We have been asked to use, at various times, a wooden toothpick, a metal cake tester and a sharp knife. After our last blog, I asked one of my clients Jennifer Abadi author of the fantastic cookbook, _A Fistful of Lentils_ (Check it out!) Why there were so many options. She suggested that the wooden toothpick would "grab" hold of crumbs indicating that we'd need more cooking time, where a metal cake tester would be smooth and slip out "clean" before a wooden tester would. This seemed like a possible answer to our question. So, we tried all of the cake testing options that are included thus far in the book and each one produced the same result. This could be do to the fact that in our being so relaxed, we hung out chatting a bit longer and went about two minutes too long on the Sour Cream Cake. Yes, it was a noticable amount of time. We could tell in the crust of the cake (a bit too brown and it even smelled "brown").

Following Ms. Beranbaum's suggestion, we used the Sour Cream Ganache (p.275). Damn, this icing/frosting rocks! It was even fun for me to use in the frosting of the cake.

The Golden Almond Cake has just a hint of almond, but has a nicer texture. We decided that texture difference was based on two things: 1. we slightly overcooked the Sour Cream Cake and 2. this cake had ground almonds in it. Both of these cakes were very easy to put together. Janet opined that it was because they are becoming variations on the same theme -- butter cakes. She's definitely right, but I'm still stuck to the book.

Please raise your hand if you think that putting buttermilk and heavy cream into a jar and sitting it on the fridge sounds like a good idea. I have to say it goes against everything that I've ever heard about food safety. With that said, follow the directions for the Creme Fraiche Topping (p.259).
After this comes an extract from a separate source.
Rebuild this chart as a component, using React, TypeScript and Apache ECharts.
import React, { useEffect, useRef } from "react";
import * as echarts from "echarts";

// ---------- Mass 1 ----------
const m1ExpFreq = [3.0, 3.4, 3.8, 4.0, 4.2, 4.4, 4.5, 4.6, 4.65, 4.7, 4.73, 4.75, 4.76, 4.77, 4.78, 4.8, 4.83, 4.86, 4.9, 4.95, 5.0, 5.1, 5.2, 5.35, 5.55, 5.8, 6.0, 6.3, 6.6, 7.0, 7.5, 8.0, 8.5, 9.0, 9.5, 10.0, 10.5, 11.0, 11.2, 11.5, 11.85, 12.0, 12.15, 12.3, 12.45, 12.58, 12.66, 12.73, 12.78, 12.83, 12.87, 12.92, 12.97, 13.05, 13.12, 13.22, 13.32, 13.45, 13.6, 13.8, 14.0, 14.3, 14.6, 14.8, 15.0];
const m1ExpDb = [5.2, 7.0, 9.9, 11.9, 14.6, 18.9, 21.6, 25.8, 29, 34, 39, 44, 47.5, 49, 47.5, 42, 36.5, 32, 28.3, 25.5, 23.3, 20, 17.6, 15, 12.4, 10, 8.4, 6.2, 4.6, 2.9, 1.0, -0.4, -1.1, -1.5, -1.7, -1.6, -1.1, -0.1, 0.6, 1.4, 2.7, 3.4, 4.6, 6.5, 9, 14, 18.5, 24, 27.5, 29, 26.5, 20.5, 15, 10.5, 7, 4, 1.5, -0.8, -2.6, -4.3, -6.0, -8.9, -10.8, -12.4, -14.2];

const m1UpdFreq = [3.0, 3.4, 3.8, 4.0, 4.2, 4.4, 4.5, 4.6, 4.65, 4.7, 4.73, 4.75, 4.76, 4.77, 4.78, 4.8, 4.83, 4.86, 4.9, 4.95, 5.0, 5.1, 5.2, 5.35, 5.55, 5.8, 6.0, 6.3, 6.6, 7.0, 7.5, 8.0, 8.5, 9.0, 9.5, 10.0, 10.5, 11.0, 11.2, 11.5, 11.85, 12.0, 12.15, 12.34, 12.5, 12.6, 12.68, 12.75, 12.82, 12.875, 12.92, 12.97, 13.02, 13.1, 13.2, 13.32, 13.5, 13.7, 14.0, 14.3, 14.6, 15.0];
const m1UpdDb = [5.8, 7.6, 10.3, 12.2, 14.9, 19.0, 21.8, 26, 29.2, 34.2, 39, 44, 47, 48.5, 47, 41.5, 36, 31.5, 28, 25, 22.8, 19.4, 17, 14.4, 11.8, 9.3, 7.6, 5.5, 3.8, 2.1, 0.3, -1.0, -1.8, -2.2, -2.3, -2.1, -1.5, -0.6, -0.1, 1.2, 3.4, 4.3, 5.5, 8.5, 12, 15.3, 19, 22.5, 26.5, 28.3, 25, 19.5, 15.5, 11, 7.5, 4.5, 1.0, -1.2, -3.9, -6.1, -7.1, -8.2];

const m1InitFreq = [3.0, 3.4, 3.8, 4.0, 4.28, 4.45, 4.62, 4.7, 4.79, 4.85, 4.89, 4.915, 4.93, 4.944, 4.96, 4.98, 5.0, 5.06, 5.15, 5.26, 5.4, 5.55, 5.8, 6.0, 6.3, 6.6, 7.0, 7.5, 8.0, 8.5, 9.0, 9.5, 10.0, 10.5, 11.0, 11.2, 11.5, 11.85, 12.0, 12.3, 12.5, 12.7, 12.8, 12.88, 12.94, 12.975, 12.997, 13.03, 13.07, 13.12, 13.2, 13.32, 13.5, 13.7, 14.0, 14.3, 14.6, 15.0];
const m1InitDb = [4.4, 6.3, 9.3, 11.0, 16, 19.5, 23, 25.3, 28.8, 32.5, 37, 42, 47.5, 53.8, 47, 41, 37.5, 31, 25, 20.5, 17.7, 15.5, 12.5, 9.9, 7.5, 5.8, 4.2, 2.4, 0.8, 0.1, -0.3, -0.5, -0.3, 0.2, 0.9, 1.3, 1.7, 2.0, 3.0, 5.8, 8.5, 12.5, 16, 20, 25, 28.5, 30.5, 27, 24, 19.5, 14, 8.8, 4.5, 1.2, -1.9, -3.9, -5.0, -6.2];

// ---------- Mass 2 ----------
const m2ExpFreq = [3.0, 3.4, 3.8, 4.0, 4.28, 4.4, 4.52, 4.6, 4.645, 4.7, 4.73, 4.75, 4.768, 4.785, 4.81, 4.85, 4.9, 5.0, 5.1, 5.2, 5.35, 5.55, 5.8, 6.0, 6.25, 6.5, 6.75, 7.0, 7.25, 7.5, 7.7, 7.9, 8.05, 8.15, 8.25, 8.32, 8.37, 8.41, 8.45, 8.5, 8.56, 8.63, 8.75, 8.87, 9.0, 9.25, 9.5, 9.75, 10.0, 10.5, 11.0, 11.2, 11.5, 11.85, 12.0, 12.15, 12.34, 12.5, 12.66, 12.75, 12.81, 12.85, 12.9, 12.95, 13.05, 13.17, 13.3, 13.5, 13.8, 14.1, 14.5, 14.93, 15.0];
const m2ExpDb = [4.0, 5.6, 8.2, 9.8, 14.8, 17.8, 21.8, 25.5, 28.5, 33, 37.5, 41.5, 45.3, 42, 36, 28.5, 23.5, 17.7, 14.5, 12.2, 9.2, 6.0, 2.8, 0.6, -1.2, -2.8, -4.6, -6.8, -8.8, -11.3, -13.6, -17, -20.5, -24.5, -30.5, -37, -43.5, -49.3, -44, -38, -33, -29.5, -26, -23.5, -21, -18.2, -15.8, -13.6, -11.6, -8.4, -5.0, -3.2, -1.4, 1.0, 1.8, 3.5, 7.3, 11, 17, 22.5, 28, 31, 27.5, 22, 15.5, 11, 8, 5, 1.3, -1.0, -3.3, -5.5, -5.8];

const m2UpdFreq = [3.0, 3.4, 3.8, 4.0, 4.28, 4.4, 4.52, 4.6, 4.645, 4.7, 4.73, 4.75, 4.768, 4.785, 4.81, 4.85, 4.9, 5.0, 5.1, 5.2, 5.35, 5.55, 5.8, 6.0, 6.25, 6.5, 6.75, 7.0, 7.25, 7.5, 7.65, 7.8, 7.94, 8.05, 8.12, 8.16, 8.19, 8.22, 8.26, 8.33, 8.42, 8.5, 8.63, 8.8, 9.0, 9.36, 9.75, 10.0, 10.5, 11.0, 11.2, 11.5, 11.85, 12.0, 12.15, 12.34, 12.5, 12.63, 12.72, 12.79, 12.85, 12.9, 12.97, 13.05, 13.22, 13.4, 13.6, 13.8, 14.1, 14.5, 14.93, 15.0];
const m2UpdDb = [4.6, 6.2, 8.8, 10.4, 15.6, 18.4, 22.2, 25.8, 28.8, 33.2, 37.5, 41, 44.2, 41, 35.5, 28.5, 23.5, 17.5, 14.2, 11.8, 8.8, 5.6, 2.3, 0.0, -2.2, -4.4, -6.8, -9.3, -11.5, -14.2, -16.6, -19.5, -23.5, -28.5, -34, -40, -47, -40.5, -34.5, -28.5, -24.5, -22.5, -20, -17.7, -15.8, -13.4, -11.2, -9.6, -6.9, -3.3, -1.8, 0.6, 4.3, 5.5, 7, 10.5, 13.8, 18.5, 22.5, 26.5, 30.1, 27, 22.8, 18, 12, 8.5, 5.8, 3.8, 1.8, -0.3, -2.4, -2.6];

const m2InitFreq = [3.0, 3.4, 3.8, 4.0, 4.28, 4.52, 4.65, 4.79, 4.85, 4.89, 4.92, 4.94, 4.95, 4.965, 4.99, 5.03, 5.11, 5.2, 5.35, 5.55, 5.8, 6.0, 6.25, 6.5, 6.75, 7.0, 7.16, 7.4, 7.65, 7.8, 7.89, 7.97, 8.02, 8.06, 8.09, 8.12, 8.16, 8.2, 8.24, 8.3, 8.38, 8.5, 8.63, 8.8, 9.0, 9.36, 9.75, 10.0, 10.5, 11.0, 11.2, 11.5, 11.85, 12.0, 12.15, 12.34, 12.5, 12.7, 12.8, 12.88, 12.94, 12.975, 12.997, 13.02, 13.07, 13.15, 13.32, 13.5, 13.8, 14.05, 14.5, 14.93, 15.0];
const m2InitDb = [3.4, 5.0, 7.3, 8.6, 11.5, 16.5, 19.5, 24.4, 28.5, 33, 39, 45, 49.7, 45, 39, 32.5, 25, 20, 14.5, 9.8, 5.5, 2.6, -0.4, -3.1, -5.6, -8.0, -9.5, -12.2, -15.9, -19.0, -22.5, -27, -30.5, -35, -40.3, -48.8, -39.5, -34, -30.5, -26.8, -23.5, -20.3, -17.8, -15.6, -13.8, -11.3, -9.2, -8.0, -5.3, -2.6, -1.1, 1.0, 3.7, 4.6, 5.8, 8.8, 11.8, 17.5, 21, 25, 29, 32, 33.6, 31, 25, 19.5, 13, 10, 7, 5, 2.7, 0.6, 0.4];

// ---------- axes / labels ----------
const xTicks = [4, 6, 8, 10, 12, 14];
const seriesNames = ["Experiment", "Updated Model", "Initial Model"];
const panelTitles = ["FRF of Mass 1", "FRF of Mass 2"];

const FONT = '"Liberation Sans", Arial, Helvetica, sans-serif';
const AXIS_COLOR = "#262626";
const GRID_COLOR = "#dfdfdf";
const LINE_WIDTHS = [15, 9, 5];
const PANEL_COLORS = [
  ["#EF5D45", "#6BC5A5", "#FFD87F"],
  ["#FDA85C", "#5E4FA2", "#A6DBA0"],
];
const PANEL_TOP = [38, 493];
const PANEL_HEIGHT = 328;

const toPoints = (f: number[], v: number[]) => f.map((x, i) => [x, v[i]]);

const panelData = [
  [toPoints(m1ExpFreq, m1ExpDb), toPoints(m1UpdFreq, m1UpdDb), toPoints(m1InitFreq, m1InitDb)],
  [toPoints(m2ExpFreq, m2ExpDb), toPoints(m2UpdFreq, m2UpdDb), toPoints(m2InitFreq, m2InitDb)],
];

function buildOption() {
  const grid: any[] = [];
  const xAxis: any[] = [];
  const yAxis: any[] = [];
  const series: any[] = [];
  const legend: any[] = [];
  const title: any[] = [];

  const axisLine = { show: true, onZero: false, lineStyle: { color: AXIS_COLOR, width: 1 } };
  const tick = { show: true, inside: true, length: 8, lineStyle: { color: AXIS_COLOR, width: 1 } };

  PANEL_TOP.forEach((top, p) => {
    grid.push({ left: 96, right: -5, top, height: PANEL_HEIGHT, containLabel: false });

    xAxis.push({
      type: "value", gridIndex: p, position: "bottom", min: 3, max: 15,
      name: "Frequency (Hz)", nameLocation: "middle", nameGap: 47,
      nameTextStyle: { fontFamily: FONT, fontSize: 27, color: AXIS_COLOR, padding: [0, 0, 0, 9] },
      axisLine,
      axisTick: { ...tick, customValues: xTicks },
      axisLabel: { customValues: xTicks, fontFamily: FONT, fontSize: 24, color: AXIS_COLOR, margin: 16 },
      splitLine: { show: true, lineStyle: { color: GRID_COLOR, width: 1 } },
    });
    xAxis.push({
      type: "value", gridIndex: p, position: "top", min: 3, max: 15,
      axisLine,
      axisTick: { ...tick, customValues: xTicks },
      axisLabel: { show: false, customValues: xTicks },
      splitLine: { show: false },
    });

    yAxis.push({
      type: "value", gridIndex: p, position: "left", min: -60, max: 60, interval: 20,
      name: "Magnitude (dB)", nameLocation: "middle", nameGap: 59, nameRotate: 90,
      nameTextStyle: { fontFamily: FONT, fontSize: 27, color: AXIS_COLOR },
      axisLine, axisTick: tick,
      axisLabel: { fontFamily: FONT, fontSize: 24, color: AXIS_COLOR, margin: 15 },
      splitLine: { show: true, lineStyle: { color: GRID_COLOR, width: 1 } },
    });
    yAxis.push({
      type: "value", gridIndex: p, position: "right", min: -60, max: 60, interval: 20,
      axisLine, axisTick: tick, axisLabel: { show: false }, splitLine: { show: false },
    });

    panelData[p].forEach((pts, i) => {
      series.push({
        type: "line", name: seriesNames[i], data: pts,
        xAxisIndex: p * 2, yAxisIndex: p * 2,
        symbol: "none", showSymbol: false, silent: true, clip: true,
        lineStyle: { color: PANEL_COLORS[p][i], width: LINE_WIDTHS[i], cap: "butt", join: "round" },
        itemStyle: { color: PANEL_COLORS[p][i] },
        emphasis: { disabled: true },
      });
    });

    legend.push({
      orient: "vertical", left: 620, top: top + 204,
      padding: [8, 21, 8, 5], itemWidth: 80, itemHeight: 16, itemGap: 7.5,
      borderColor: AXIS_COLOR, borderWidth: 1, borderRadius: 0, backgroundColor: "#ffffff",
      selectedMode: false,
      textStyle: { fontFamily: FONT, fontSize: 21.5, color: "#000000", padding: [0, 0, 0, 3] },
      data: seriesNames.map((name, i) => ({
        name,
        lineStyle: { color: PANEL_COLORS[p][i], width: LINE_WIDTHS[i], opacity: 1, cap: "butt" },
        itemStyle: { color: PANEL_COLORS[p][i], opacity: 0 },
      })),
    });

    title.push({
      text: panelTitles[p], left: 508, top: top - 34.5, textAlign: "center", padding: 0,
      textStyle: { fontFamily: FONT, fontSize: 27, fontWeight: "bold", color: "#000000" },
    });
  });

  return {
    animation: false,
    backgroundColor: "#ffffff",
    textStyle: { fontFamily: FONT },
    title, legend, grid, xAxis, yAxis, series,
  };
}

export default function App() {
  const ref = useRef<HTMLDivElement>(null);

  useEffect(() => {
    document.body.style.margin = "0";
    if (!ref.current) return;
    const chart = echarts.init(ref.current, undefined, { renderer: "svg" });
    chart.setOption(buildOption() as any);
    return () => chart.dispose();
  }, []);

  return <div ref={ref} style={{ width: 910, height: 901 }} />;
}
That with raspberries is probably the best non-chocolate topping that we've done so far (I do realize it's only our third topping, but it truly is that good.)

Kevin told me today that both of the cakes were "m'm m'm good". I hope Campbell's doesn't come down on us for that quote. He did mention that the texture of the Sour Cream Butter Cake was a bit dry -- Janet let him know that was probably our fault with over cooking it just a bit.
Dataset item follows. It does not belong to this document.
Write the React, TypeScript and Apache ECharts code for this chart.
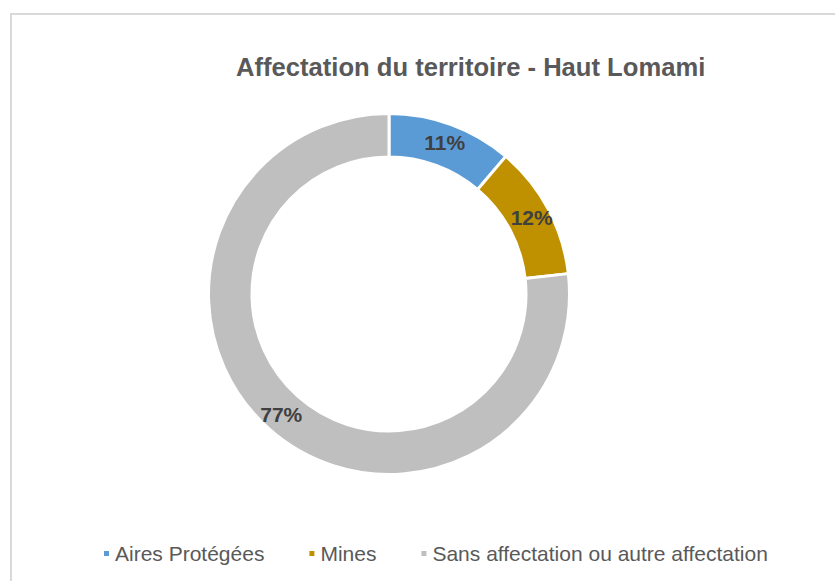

Like I said, I started this blogging as a way to learn how to bake. What's happened? I found that Janet has the right idea, it's not learning how to bake, it's hanging out with a friend and learning from each other.

Sometimes, you have to lay back and trust the recipe. Hopefully, it's the first step toward great taste.

Bake through


Tuesday, May 1, 2007

Here are the fruits of our labors this May Day. The Sour Cream Ganache tops the Sour Cream Butter Cake, and creme fraiche and raspberries are on the Golden Almond Cake. The image doesn't do them justice. If this is any sign of what is to come, I need bigger pants.